» Directions for this task: Reproduce the listing below character for character; drop every image.

» Data section:
________
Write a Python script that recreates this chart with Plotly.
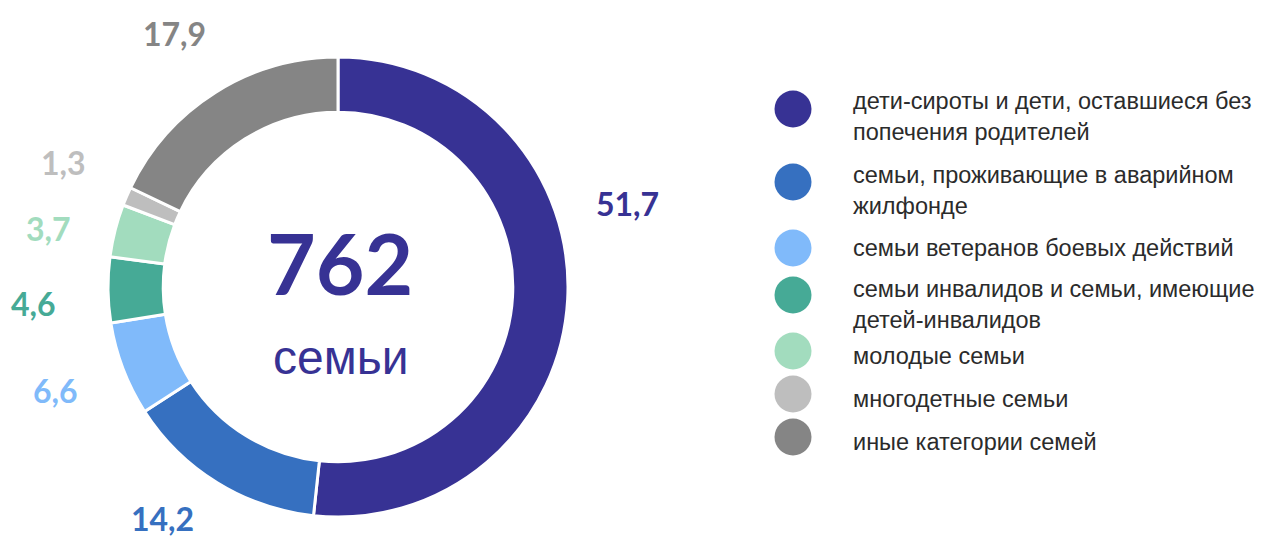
import plotly.graph_objects as go

W, H = 1264, 541

categories = [
    "дети-сироты и дети, оставшиеся без<br>попечения родителей",
    "семьи, проживающие в аварийном<br>жилфонде",
    "семьи ветеранов боевых действий",
    "семьи инвалидов и семьи, имеющие<br>детей-инвалидов",
    "молодые семьи",
    "многодетные семьи",
    "иные категории семей",
]
shares = [51.7, 14.2, 6.6, 4.6, 3.7, 1.3, 17.9]
total_families = 762
center_unit = "семьи"

colors = ["#373294", "#3670C0", "#80BAFA", "#46AA96", "#A2DCBE", "#BEBEBE", "#858585"]

# label positions (pixels) for value labels
label_pos = [(627, 203), (162, 518), (55, 390), (33, 303), (48, 228), (63, 162), (174, 33)]
# legend rows: circle center y, text center y
legend_circle_y = [109, 182, 248, 295, 351, 394, 437]
legend_text_y = [117, 190, 248, 304, 356, 399, 442]
legend_circle_x = 793
legend_text_x = 851
circle_d = 37


def px(x):
    return x / W


def py(y):
    return 1 - y / H


fig = go.Figure()
fig.add_trace(go.Pie(
    labels=[c.replace("<br>", " ") for c in categories],
    values=shares,
    sort=False,
    direction="clockwise",
    rotation=0,
    hole=0.76,
    marker=dict(colors=colors, line=dict(color="white", width=3)),
    textinfo="none",
    hoverinfo="label+value",
    showlegend=False,
    domain=dict(x=[px(108), px(568)], y=[py(517), py(57)]),
))

annotations = []
for v, c, (x, y) in zip(shares, colors, label_pos):
    annotations.append(dict(
        x=px(x), y=py(y), xref="paper", yref="paper", showarrow=False,
        text=f"<b>{v:.1f}</b>".replace(".", ","),
        font=dict(family="Lato", size=32, color=c),
        xanchor="center", yanchor="middle", borderpad=0,
    ))

annotations.append(dict(
    x=px(340), y=py(263), xref="paper", yref="paper", showarrow=False,
    text=f"<b>{total_families}</b>",
    font=dict(family="Lato", size=84, color="#373294"),
    xanchor="center", yanchor="middle",
))
annotations.append(dict(
    x=px(341), y=py(357), xref="paper", yref="paper", showarrow=False,
    text=center_unit,
    font=dict(family="Liberation Sans", size=48, color="#373294"),
    xanchor="center", yanchor="middle",
))

shapes = []
for cat, c, cy, ty in zip(categories, colors, legend_circle_y, legend_text_y):
    r = circle_d / 2
    shapes.append(dict(
        type="circle", xref="paper", yref="paper",
        x0=px(legend_circle_x - r), x1=px(legend_circle_x + r),
        y0=py(cy + r), y1=py(cy - r),
        fillcolor=c, line=dict(width=0),
    ))
    annotations.append(dict(
        x=px(legend_text_x), y=py(ty), xref="paper", yref="paper", showarrow=False,
        text=cat, align="left",
        font=dict(family="Liberation Sans", size=23.5, color="#2b2b2b"),
        xanchor="left", yanchor="middle",
    ))

fig.update_layout(
    width=W, height=H,
    margin=dict(l=0, r=0, t=0, b=0),
    paper_bgcolor="white", plot_bgcolor="white",
    annotations=annotations, shapes=shapes,
    showlegend=False,
)

fig.write_html("out.html")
________
» The reply:
Write a Python script that recreates this chart with Plotly.
import plotly.graph_objects as go

W, H = 1264, 541

categories = [
    "дети-сироты и дети, оставшиеся без<br>попечения родителей",
    "семьи, проживающие в аварийном<br>жилфонде",
    "семьи ветеранов боевых действий",
    "семьи инвалидов и семьи, имеющие<br>детей-инвалидов",
    "молодые семьи",
    "многодетные семьи",
    "иные категории семей",
]
shares = [51.7, 14.2, 6.6, 4.6, 3.7, 1.3, 17.9]
total_families = 762
center_unit = "семьи"

colors = ["#373294", "#3670C0", "#80BAFA", "#46AA96", "#A2DCBE", "#BEBEBE", "#858585"]

# label positions (pixels) for value labels
label_pos = [(627, 203), (162, 518), (55, 390), (33, 303), (48, 228), (63, 162), (174, 33)]
# legend rows: circle center y, text center y
legend_circle_y = [109, 182, 248, 295, 351, 394, 437]
legend_text_y = [117, 190, 248, 304, 356, 399, 442]
legend_circle_x = 793
legend_text_x = 851
circle_d = 37


def px(x):
    return x / W


def py(y):
    return 1 - y / H


fig = go.Figure()
fig.add_trace(go.Pie(
    labels=[c.replace("<br>", " ") for c in categories],
    values=shares,
    sort=False,
    direction="clockwise",
    rotation=0,
    hole=0.76,
    marker=dict(colors=colors, line=dict(color="white", width=3)),
    textinfo="none",
    hoverinfo="label+value",
    showlegend=False,
    domain=dict(x=[px(108), px(568)], y=[py(517), py(57)]),
))

annotations = []
for v, c, (x, y) in zip(shares, colors, label_pos):
    annotations.append(dict(
        x=px(x), y=py(y), xref="paper", yref="paper", showarrow=False,
        text=f"<b>{v:.1f}</b>".replace(".", ","),
        font=dict(family="Lato", size=32, color=c),
        xanchor="center", yanchor="middle", borderpad=0,
    ))

annotations.append(dict(
    x=px(340), y=py(263), xref="paper", yref="paper", showarrow=False,
    text=f"<b>{total_families}</b>",
    font=dict(family="Lato", size=84, color="#373294"),
    xanchor="center", yanchor="middle",
))
annotations.append(dict(
    x=px(341), y=py(357), xref="paper", yref="paper", showarrow=False,
    text=center_unit,
    font=dict(family="Liberation Sans", size=48, color="#373294"),
    xanchor="center", yanchor="middle",
))

shapes = []
for cat, c, cy, ty in zip(categories, colors, legend_circle_y, legend_text_y):
    r = circle_d / 2
    shapes.append(dict(
        type="circle", xref="paper", yref="paper",
        x0=px(legend_circle_x - r), x1=px(legend_circle_x + r),
        y0=py(cy + r), y1=py(cy - r),
        fillcolor=c, line=dict(width=0),
    ))
    annotations.append(dict(
        x=px(legend_text_x), y=py(ty), xref="paper", yref="paper", showarrow=False,
        text=cat, align="left",
        font=dict(family="Liberation Sans", size=23.5, color="#2b2b2b"),
        xanchor="left", yanchor="middle",
    ))

fig.update_layout(
    width=W, height=H,
    margin=dict(l=0, r=0, t=0, b=0),
    paper_bgcolor="white", plot_bgcolor="white",
    annotations=annotations, shapes=shapes,
    showlegend=False,
)

fig.write_html("out.html")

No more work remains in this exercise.